SOMETIMES new car can be reasonable buy IF bought at solid discount & held for several years. Price of good clean used cars is high now. Often the "savings" of a used car get eaten up in cost of fuel (usu worse mpg for similar newer car), higher medical pmts in auto insurance (fewer safety features), and cost of major repairs can turn old car into a money pit (e.g. just-1-more-repair syndrome). I generally buy new (going easy on the options!!) & hold for years. Bought my prev car new & held for 8yrs. Had similar (if not lower) overall outlays than certain relatives who dumped huge $$$ into repairs (tranny, engine, etc.). Current car (midsize 4cyl) is 4yrs old & my depreciation is less than what at least 2 diff relatives have put into their older used vehicles over that time- plus my gas savings of 27-28mpg vs their 15-17mpg (suburban driving).

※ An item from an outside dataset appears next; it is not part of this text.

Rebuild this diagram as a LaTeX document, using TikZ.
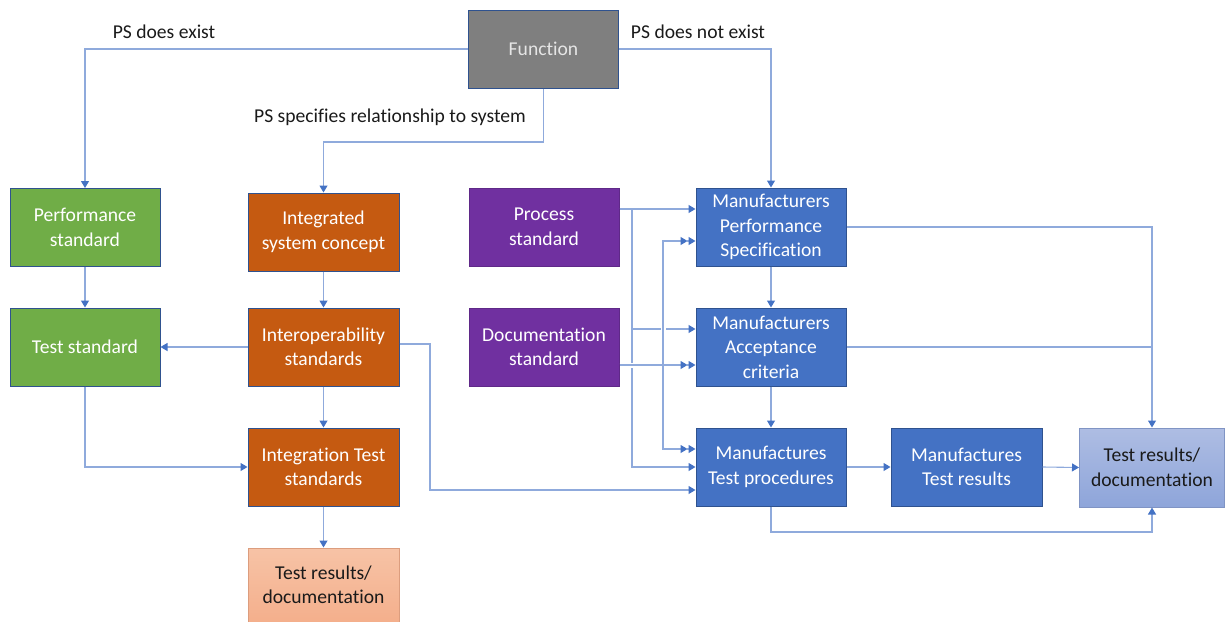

+1 on DRIP stocks IF you stick with solid blue chips and monitor closely. Many once solid blue chips have ended up bust over the years. Most might be better off with mutual fund or ETF focused on consistent dividend payers, and reinvesting the dividends.
#3 is not for me. Real estate investment & management can be tough. Back in mid-80's I felt lucky to break even in sale of my 1st house. And trying to rent it in that market would have been a huge negative cash flow. Tried investing in a rental in 90's & again felt lucky to loose only a few $1,000's over 3yrs depsite putting in lots on time on it.